→ **Given task**
All the data must come back unchanged, except that pictures are left out.

→ **Data shown**
>> START
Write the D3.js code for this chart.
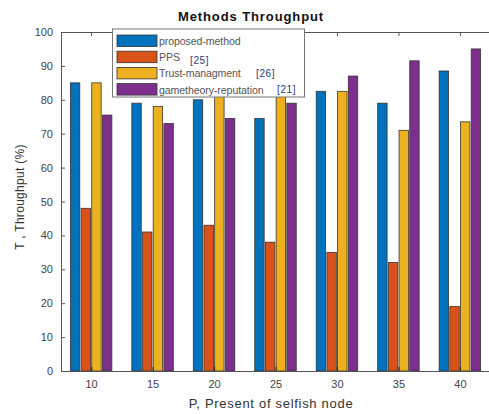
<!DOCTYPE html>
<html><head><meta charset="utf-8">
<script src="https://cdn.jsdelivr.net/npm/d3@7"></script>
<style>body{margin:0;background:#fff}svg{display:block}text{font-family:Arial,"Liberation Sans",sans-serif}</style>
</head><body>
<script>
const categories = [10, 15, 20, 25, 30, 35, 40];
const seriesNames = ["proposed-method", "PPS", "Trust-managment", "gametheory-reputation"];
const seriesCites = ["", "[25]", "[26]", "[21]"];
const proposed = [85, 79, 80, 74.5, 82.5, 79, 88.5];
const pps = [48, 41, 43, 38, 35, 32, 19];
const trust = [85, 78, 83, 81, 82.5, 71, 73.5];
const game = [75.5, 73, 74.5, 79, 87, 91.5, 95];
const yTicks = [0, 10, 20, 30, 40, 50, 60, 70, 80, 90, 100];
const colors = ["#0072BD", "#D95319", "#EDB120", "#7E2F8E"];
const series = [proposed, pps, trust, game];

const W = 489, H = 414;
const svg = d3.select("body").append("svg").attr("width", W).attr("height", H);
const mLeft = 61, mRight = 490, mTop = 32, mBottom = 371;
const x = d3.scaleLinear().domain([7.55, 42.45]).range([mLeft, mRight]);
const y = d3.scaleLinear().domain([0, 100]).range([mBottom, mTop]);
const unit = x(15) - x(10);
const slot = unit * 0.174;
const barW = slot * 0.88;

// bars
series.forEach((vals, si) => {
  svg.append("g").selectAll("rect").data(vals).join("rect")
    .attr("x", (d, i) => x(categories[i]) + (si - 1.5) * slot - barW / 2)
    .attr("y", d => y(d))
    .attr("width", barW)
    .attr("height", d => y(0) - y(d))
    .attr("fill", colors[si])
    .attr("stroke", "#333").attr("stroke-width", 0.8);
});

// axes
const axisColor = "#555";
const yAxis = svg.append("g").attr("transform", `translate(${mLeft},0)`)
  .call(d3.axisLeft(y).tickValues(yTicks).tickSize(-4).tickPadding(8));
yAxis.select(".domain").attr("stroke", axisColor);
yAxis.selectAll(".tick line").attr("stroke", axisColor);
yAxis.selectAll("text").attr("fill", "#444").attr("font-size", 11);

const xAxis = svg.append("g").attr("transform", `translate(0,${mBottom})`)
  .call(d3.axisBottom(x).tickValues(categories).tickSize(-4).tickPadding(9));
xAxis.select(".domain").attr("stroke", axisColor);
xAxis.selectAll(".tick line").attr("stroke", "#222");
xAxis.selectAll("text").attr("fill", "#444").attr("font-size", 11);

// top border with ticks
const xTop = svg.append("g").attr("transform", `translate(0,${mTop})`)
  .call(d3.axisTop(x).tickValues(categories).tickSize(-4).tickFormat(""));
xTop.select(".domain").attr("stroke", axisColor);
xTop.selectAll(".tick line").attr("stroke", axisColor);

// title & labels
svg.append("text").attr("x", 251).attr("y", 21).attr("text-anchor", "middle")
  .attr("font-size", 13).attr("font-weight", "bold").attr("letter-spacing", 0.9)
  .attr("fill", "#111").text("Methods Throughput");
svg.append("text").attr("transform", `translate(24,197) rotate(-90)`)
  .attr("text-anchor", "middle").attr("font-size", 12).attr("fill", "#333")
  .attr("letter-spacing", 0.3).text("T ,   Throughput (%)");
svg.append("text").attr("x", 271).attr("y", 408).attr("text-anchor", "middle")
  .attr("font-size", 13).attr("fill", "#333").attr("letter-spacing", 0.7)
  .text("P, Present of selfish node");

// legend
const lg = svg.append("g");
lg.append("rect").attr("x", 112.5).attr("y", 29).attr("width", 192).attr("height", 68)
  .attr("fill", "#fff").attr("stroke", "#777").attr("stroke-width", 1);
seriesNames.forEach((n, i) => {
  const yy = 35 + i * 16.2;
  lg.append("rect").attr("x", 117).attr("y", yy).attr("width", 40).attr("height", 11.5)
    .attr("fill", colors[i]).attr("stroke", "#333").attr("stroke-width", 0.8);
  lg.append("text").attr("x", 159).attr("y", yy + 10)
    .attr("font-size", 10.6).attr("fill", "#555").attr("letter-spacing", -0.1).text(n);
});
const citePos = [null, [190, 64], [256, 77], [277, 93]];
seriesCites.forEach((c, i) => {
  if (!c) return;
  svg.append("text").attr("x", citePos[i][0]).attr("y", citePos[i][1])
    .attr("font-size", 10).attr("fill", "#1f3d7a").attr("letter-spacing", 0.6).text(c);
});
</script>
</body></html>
>> END
→ **The answer**
Write the D3.js code for this chart.
<!DOCTYPE html>
<html><head><meta charset="utf-8">
<script src="https://cdn.jsdelivr.net/npm/d3@7"></script>
<style>body{margin:0;background:#fff}svg{display:block}text{font-family:Arial,"Liberation Sans",sans-serif}</style>
</head><body>
<script>
const categories = [10, 15, 20, 25, 30, 35, 40];
const seriesNames = ["proposed-method", "PPS", "Trust-managment", "gametheory-reputation"];
const seriesCites = ["", "[25]", "[26]", "[21]"];
const proposed = [85, 79, 80, 74.5, 82.5, 79, 88.5];
const pps = [48, 41, 43, 38, 35, 32, 19];
const trust = [85, 78, 83, 81, 82.5, 71, 73.5];
const game = [75.5, 73, 74.5, 79, 87, 91.5, 95];
const yTicks = [0, 10, 20, 30, 40, 50, 60, 70, 80, 90, 100];
const colors = ["#0072BD", "#D95319", "#EDB120", "#7E2F8E"];
const series = [proposed, pps, trust, game];

const W = 489, H = 414;
const svg = d3.select("body").append("svg").attr("width", W).attr("height", H);
const mLeft = 61, mRight = 490, mTop = 32, mBottom = 371;
const x = d3.scaleLinear().domain([7.55, 42.45]).range([mLeft, mRight]);
const y = d3.scaleLinear().domain([0, 100]).range([mBottom, mTop]);
const unit = x(15) - x(10);
const slot = unit * 0.174;
const barW = slot * 0.88;

// bars
series.forEach((vals, si) => {
  svg.append("g").selectAll("rect").data(vals).join("rect")
    .attr("x", (d, i) => x(categories[i]) + (si - 1.5) * slot - barW / 2)
    .attr("y", d => y(d))
    .attr("width", barW)
    .attr("height", d => y(0) - y(d))
    .attr("fill", colors[si])
    .attr("stroke", "#333").attr("stroke-width", 0.8);
});

// axes
const axisColor = "#555";
const yAxis = svg.append("g").attr("transform", `translate(${mLeft},0)`)
  .call(d3.axisLeft(y).tickValues(yTicks).tickSize(-4).tickPadding(8));
yAxis.select(".domain").attr("stroke", axisColor);
yAxis.selectAll(".tick line").attr("stroke", axisColor);
yAxis.selectAll("text").attr("fill", "#444").attr("font-size", 11);

const xAxis = svg.append("g").attr("transform", `translate(0,${mBottom})`)
  .call(d3.axisBottom(x).tickValues(categories).tickSize(-4).tickPadding(9));
xAxis.select(".domain").attr("stroke", axisColor);
xAxis.selectAll(".tick line").attr("stroke", "#222");
xAxis.selectAll("text").attr("fill", "#444").attr("font-size", 11);

// top border with ticks
const xTop = svg.append("g").attr("transform", `translate(0,${mTop})`)
  .call(d3.axisTop(x).tickValues(categories).tickSize(-4).tickFormat(""));
xTop.select(".domain").attr("stroke", axisColor);
xTop.selectAll(".tick line").attr("stroke", axisColor);

// title & labels
svg.append("text").attr("x", 251).attr("y", 21).attr("text-anchor", "middle")
  .attr("font-size", 13).attr("font-weight", "bold").attr("letter-spacing", 0.9)
  .attr("fill", "#111").text("Methods Throughput");
svg.append("text").attr("transform", `translate(24,197) rotate(-90)`)
  .attr("text-anchor", "middle").attr("font-size", 12).attr("fill", "#333")
  .attr("letter-spacing", 0.3).text("T ,   Throughput (%)");
svg.append("text").attr("x", 271).attr("y", 408).attr("text-anchor", "middle")
  .attr("font-size", 13).attr("fill", "#333").attr("letter-spacing", 0.7)
  .text("P, Present of selfish node");

// legend
const lg = svg.append("g");
lg.append("rect").attr("x", 112.5).attr("y", 29).attr("width", 192).attr("height", 68)
  .attr("fill", "#fff").attr("stroke", "#777").attr("stroke-width", 1);
seriesNames.forEach((n, i) => {
  const yy = 35 + i * 16.2;
  lg.append("rect").attr("x", 117).attr("y", yy).attr("width", 40).attr("height", 11.5)
    .attr("fill", colors[i]).attr("stroke", "#333").attr("stroke-width", 0.8);
  lg.append("text").attr("x", 159).attr("y", yy + 10)
    .attr("font-size", 10.6).attr("fill", "#555").attr("letter-spacing", -0.1).text(n);
});
const citePos = [null, [190, 64], [256, 77], [277, 93]];
seriesCites.forEach((c, i) => {
  if (!c) return;
  svg.append("text").attr("x", citePos[i][0]).attr("y", citePos[i][1])
    .attr("font-size", 10).attr("fill", "#1f3d7a").attr("letter-spacing", 0.6).text(c);
});
</script>
</body></html>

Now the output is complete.